The second of the 282 laws in the Code of Hammurabi, dating from the eighteenth century bc, states, “If a man charge a man with sorcery, and cannot prove it, he who is charged with sorcery shall go to the river; into the river he shall throw himself, and if the river overcome him, his accuser shall take to himself his house. If the river show that man to be innocent, and he come forth unharmed, he who charged him with sorcery shall be put to death.”
In 1967 Bobby and Ethel Kennedy participated in the tenth annual Hudson River Whitewater Derby. Bobby’s kayak capsized in the freezing water; he was hurtled down the rapids. The next day Ethel attempted the course, accompanied by a ski expert and a mountain guide; the trio’s canoe tipped over three times. “A rescue party’s been sent up the river to get Mrs. Kennedy, who is on a rock,” an announcer told those waiting at the finish. “She’s having a bad day.”
“By its policy,” wrote Vitruvius between 30 bc and 15 bc, the Roman Empire “curbs the courage of the northern barbarians; by its strength, the imaginative south. Thus the divine mind has allotted to the Roman state an excellent and temperate region in order to rule the world.”
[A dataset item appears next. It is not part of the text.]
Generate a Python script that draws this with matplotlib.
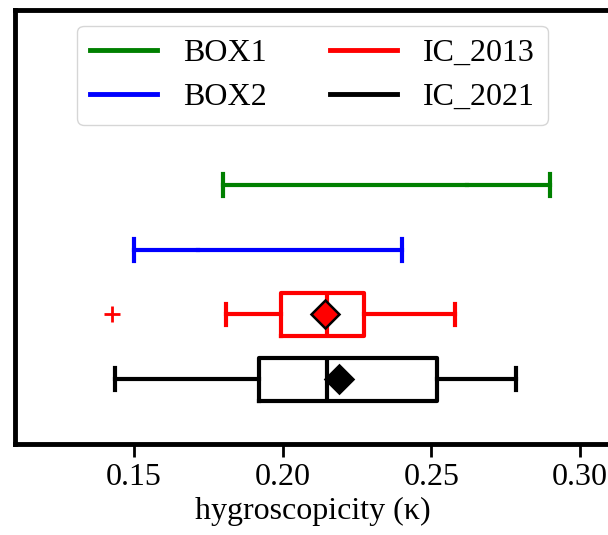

“I’m ashamed of you, dodging that way. They couldn’t hit an elephant at this distance,” said Maj. Gen. John Sedgwick not long before a Confederate bullet struck his skull and killed him.
In the eighteenth century, a cash-strapped French government began selling rente viagère, in which an investor paid an up-front sum pegged to someone’s life—sometimes the king or the pope—and received returns until death. A group of Genevan bankers diversified their portfolio in the 1770s by buying rente contracts on the lives of thirty wealthy young Genevan girls. The fund gained popularity; by 1789 a significant portion of French debt was owed on the lives of just these “thirty heads.”
In 1873 elderly sisters Julia and Abby Smith of Glastonbury, Connecticut, were incensed to learn that a local property-tax hike had been imposed only on women. At a town meeting, Abby decried how “liberty is so highly extolled,” yet “one half of the inhabitants are not put under her laws, but are ruled over by the other half.” When the Smiths demanded voting rights, the town seized their cows. The standoff became such a cause célèbre that a Chicago market sold the cows’ tail hair wrapped in ribbons reading “Taxation Without Representation.”
Psychologists at the University of California recognized a lack of sleep “as a social repellent” and its effect contagious: “People who come in contact with a sleep-deprived individual, even through a brief one-minute interaction, feel lonelier themselves as a result.”
“Six days, six weeks. I doubt six months,” said Donald Rumsfeld, on February 7, 2003, about the duration of the Iraq war. “Whatever happens in Vietnam, I can conceive of nothing except military victory,” Dwight D. Eisenhower said in 1967. Four years before that, Robert McNamara asserted, “The war in Vietnam is going well and will succeed.”
Archaeologists found in a Utah cave as many as seventeen thousand carved sticks, canes, and bone pieces—gambling items used in the thirteenth century by ancestors of the Apache and Navajo. “Seventy to eighty percent of dice games were for women only,” one researcher said about the find, which may have been America’s first casino. “So what do we have here? Women who knew the games of other women.”
A 2013 study involving American college students found that participants were more likely to deem a face more attractive if it was presented amid a group of faces than if it was displayed alone. This “cheerleader effect,” scientists ventured, was “due to the averaging out of unattractive idiosyncrasies.” Two years later a similar study conducted with Japanese participants failed to replicate the results of the initial study.